* _EXERCISE AIM_: Repeat the data below exactly, dropping any pictures it holds.

* _MATERIAL_:
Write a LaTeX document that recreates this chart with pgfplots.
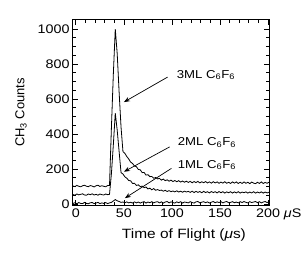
\documentclass[border=0pt]{standalone}
\usepackage{fontspec}
\setmainfont{Liberation Sans}[FakeStretch=1.15]
\newfontfamily\plainsans{Liberation Sans}
\usepackage{pgfplots}
\pgfplotsset{compat=1.18}
\usetikzlibrary{arrows.meta}

\begin{document}
\begin{tikzpicture}
\useasboundingbox (-73bp,-50bp) rectangle (234bp,205bp);
\begin{axis}[
  at={(0,0)}, anchor=south west,
  scale only axis, width=196bp, height=185bp,
  xmin=-3, xmax=201, ymin=-5, ymax=1052,
  xtick={0,50,100,150,200},
  xticklabels={0,50,100,150,{200\rlap{ \textit{μ}S}}},
  ytick={0,200,400,600,800,1000},
  yticklabels={0,200,400,600,800,1000},
  minor x tick num=4, minor y tick num=3,
  major tick length=5bp, minor tick length=2.8bp,
  tick style={black, line width=0.8bp},
  axis line style={line width=1bp},
  tick label style={font=\fontsize{12.5}{14}\selectfont},
  xlabel={Time of Flight (\textit{μ}s)},
  xlabel style={at={(axis description cs:0.566,0)}, anchor=base, yshift=-33bp, font=\fontsize{13.5}{15}\selectfont},
  ylabel={CH\textsubscript{3} Counts},
  ylabel style={at={(axis description cs:-0.265,0.5)}, anchor=center, font=\plainsans\fontsize{13}{15}\selectfont},
  clip=false,
]
% 3ML
\addplot[black, line width=0.8bp, mark=none, sharp plot] coordinates {
(-3,104) (-1,100) (1,107) (3,102) (5,99) (7,105) (9,108) (11,102) (13,100) (15,106)
(17,103) (19,98) (21,105) (23,108) (25,101) (27,105) (29,102) (31,99) (33,106) (35,106)
(37,440) (39,745) (41,1000) (43,860) (45,640) (47,440) (49,300) (51,290) (53,272) (55,258)
(57,240) (59,232) (61,218) (63,214) (65,198) (67,196) (69,180) (71,181) (73,166) (75,168)
(77,157) (79,158) (81,148) (83,152) (85,144) (87,147) (89,137) (91,143) (93,134) (95,139)
(97,131) (99,137) (101,129) (103,135) (105,128) (107,134) (109,126) (111,132) (113,125) (115,131)
(117,124) (119,130) (121,122) (123,129) (125,123) (127,130) (129,121) (131,128) (133,122) (135,129)
(137,121) (139,127) (141,120) (143,128) (145,121) (147,127) (149,119) (151,126) (153,120) (155,128)
(157,119) (159,125) (161,118) (163,127) (165,120) (167,127) (169,118) (171,125) (173,118) (175,127)
(177,119) (179,125) (181,117) (183,126) (185,120) (187,117) (189,125) (191,118) (193,127) (195,118)
(197,124) (199,119) (201,125)
};
% 2ML
\addplot[black, line width=0.8bp, mark=none, sharp plot] coordinates {
(-3,55) (-1,51) (1,58) (3,53) (5,56) (7,59) (9,52) (11,51) (13,58) (15,54)
(17,59) (19,52) (21,56) (23,51) (25,58) (27,54) (29,52) (31,58) (33,54) (35,56)
(37,175) (39,340) (41,520) (43,423) (45,300) (47,180) (49,172) (51,156) (53,148) (55,135)
(57,133) (59,118) (61,119) (63,107) (65,110) (67,100) (69,103) (71,94) (73,98) (75,87)
(77,91) (79,82) (81,89) (83,79) (85,83) (87,78) (89,80) (91,74) (93,79) (95,72)
(97,77) (99,71) (101,75) (103,70) (105,76) (107,69) (109,74) (111,68) (113,74) (115,69)
(117,73) (119,67) (121,74) (123,66) (125,73) (127,67) (129,72) (131,65) (133,73) (135,66)
(137,71) (139,64) (141,72) (143,66) (145,71) (147,64) (149,72) (151,65) (153,71) (155,63)
(157,70) (159,65) (161,71) (163,63) (165,70) (167,64) (169,71) (171,63) (173,69) (175,65)
(177,70) (179,63) (181,69) (183,64) (185,71) (187,63) (189,69) (191,64) (193,70) (195,63)
(197,69) (199,64) (201,68)
};
% 1ML
\addplot[black, line width=0.8bp, mark=none, sharp plot] coordinates {
(-3,4) (-1,8) (1,2) (3,9) (5,4) (7,3) (9,10) (11,4) (13,2) (15,8)
(17,9) (19,3) (21,6) (23,10) (25,3) (27,7) (29,4) (31,9) (33,3) (35,7)
(37,10) (39,18) (41,26) (43,19) (45,15) (47,10) (49,12) (51,8) (53,13) (55,7)
(57,11) (59,6) (61,13) (63,7) (65,12) (67,6) (69,11) (71,14) (73,6) (75,12)
(77,8) (79,14) (81,7) (83,12) (85,14) (87,7) (89,13) (91,6) (93,12) (95,15)
(97,7) (99,13) (101,9) (103,6) (105,13) (107,8) (109,14) (111,6) (113,12) (115,10)
(117,7) (119,14) (121,9) (123,6) (125,13) (127,15) (129,7) (131,11) (133,14) (135,8)
(137,13) (139,6) (141,11) (143,15) (145,8) (147,13) (149,9) (151,14) (153,7) (155,12)
(157,15) (159,8) (161,10) (163,14) (165,8) (167,12) (169,7) (171,14) (173,9) (175,15)
(177,10) (179,7) (181,14) (183,9) (185,12) (187,15) (189,8) (191,14) (193,7) (195,12)
(197,15) (199,9) (201,14)
};
\draw[-{Stealth[length=6bp,width=4.5bp]}, line width=0.7bp] (axis cs:95.5,726) -- (axis cs:50,583);
\draw[-{Stealth[length=6bp,width=4.5bp]}, line width=0.7bp] (axis cs:97.6,327) -- (axis cs:50,185);
\draw[-{Stealth[length=6bp,width=4.5bp]}, line width=0.7bp] (axis cs:99.4,204) -- (axis cs:51,34);
\node[anchor=west, inner sep=0pt, font=\fontsize{11.5}{13}\selectfont] at (axis cs:104.9,737) {3ML C\textsubscript{6}F\textsubscript{6}};
\node[anchor=west, inner sep=0pt, font=\fontsize{11.5}{13}\selectfont] at (axis cs:105.9,350) {2ML C\textsubscript{6}F\textsubscript{6}};
\node[anchor=west, inner sep=0pt, font=\fontsize{11.5}{13}\selectfont] at (axis cs:105.9,223) {1ML C\textsubscript{6}F\textsubscript{6}};
\end{axis}
\end{tikzpicture}
\end{document}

* _CORRECT OUTPUT_:
Write a LaTeX document that recreates this chart with pgfplots.
\documentclass[border=0pt]{standalone}
\usepackage{fontspec}
\setmainfont{Liberation Sans}[FakeStretch=1.15]
\newfontfamily\plainsans{Liberation Sans}
\usepackage{pgfplots}
\pgfplotsset{compat=1.18}
\usetikzlibrary{arrows.meta}

\begin{document}
\begin{tikzpicture}
\useasboundingbox (-73bp,-50bp) rectangle (234bp,205bp);
\begin{axis}[
  at={(0,0)}, anchor=south west,
  scale only axis, width=196bp, height=185bp,
  xmin=-3, xmax=201, ymin=-5, ymax=1052,
  xtick={0,50,100,150,200},
  xticklabels={0,50,100,150,{200\rlap{ \textit{μ}S}}},
  ytick={0,200,400,600,800,1000},
  yticklabels={0,200,400,600,800,1000},
  minor x tick num=4, minor y tick num=3,
  major tick length=5bp, minor tick length=2.8bp,
  tick style={black, line width=0.8bp},
  axis line style={line width=1bp},
  tick label style={font=\fontsize{12.5}{14}\selectfont},
  xlabel={Time of Flight (\textit{μ}s)},
  xlabel style={at={(axis description cs:0.566,0)}, anchor=base, yshift=-33bp, font=\fontsize{13.5}{15}\selectfont},
  ylabel={CH\textsubscript{3} Counts},
  ylabel style={at={(axis description cs:-0.265,0.5)}, anchor=center, font=\plainsans\fontsize{13}{15}\selectfont},
  clip=false,
]
% 3ML
\addplot[black, line width=0.8bp, mark=none, sharp plot] coordinates {
(-3,104) (-1,100) (1,107) (3,102) (5,99) (7,105) (9,108) (11,102) (13,100) (15,106)
(17,103) (19,98) (21,105) (23,108) (25,101) (27,105) (29,102) (31,99) (33,106) (35,106)
(37,440) (39,745) (41,1000) (43,860) (45,640) (47,440) (49,300) (51,290) (53,272) (55,258)
(57,240) (59,232) (61,218) (63,214) (65,198) (67,196) (69,180) (71,181) (73,166) (75,168)
(77,157) (79,158) (81,148) (83,152) (85,144) (87,147) (89,137) (91,143) (93,134) (95,139)
(97,131) (99,137) (101,129) (103,135) (105,128) (107,134) (109,126) (111,132) (113,125) (115,131)
(117,124) (119,130) (121,122) (123,129) (125,123) (127,130) (129,121) (131,128) (133,122) (135,129)
(137,121) (139,127) (141,120) (143,128) (145,121) (147,127) (149,119) (151,126) (153,120) (155,128)
(157,119) (159,125) (161,118) (163,127) (165,120) (167,127) (169,118) (171,125) (173,118) (175,127)
(177,119) (179,125) (181,117) (183,126) (185,120) (187,117) (189,125) (191,118) (193,127) (195,118)
(197,124) (199,119) (201,125)
};
% 2ML
\addplot[black, line width=0.8bp, mark=none, sharp plot] coordinates {
(-3,55) (-1,51) (1,58) (3,53) (5,56) (7,59) (9,52) (11,51) (13,58) (15,54)
(17,59) (19,52) (21,56) (23,51) (25,58) (27,54) (29,52) (31,58) (33,54) (35,56)
(37,175) (39,340) (41,520) (43,423) (45,300) (47,180) (49,172) (51,156) (53,148) (55,135)
(57,133) (59,118) (61,119) (63,107) (65,110) (67,100) (69,103) (71,94) (73,98) (75,87)
(77,91) (79,82) (81,89) (83,79) (85,83) (87,78) (89,80) (91,74) (93,79) (95,72)
(97,77) (99,71) (101,75) (103,70) (105,76) (107,69) (109,74) (111,68) (113,74) (115,69)
(117,73) (119,67) (121,74) (123,66) (125,73) (127,67) (129,72) (131,65) (133,73) (135,66)
(137,71) (139,64) (141,72) (143,66) (145,71) (147,64) (149,72) (151,65) (153,71) (155,63)
(157,70) (159,65) (161,71) (163,63) (165,70) (167,64) (169,71) (171,63) (173,69) (175,65)
(177,70) (179,63) (181,69) (183,64) (185,71) (187,63) (189,69) (191,64) (193,70) (195,63)
(197,69) (199,64) (201,68)
};
% 1ML
\addplot[black, line width=0.8bp, mark=none, sharp plot] coordinates {
(-3,4) (-1,8) (1,2) (3,9) (5,4) (7,3) (9,10) (11,4) (13,2) (15,8)
(17,9) (19,3) (21,6) (23,10) (25,3) (27,7) (29,4) (31,9) (33,3) (35,7)
(37,10) (39,18) (41,26) (43,19) (45,15) (47,10) (49,12) (51,8) (53,13) (55,7)
(57,11) (59,6) (61,13) (63,7) (65,12) (67,6) (69,11) (71,14) (73,6) (75,12)
(77,8) (79,14) (81,7) (83,12) (85,14) (87,7) (89,13) (91,6) (93,12) (95,15)
(97,7) (99,13) (101,9) (103,6) (105,13) (107,8) (109,14) (111,6) (113,12) (115,10)
(117,7) (119,14) (121,9) (123,6) (125,13) (127,15) (129,7) (131,11) (133,14) (135,8)
(137,13) (139,6) (141,11) (143,15) (145,8) (147,13) (149,9) (151,14) (153,7) (155,12)
(157,15) (159,8) (161,10) (163,14) (165,8) (167,12) (169,7) (171,14) (173,9) (175,15)
(177,10) (179,7) (181,14) (183,9) (185,12) (187,15) (189,8) (191,14) (193,7) (195,12)
(197,15) (199,9) (201,14)
};
\draw[-{Stealth[length=6bp,width=4.5bp]}, line width=0.7bp] (axis cs:95.5,726) -- (axis cs:50,583);
\draw[-{Stealth[length=6bp,width=4.5bp]}, line width=0.7bp] (axis cs:97.6,327) -- (axis cs:50,185);
\draw[-{Stealth[length=6bp,width=4.5bp]}, line width=0.7bp] (axis cs:99.4,204) -- (axis cs:51,34);
\node[anchor=west, inner sep=0pt, font=\fontsize{11.5}{13}\selectfont] at (axis cs:104.9,737) {3ML C\textsubscript{6}F\textsubscript{6}};
\node[anchor=west, inner sep=0pt, font=\fontsize{11.5}{13}\selectfont] at (axis cs:105.9,350) {2ML C\textsubscript{6}F\textsubscript{6}};
\node[anchor=west, inner sep=0pt, font=\fontsize{11.5}{13}\selectfont] at (axis cs:105.9,223) {1ML C\textsubscript{6}F\textsubscript{6}};
\end{axis}
\end{tikzpicture}
\end{document}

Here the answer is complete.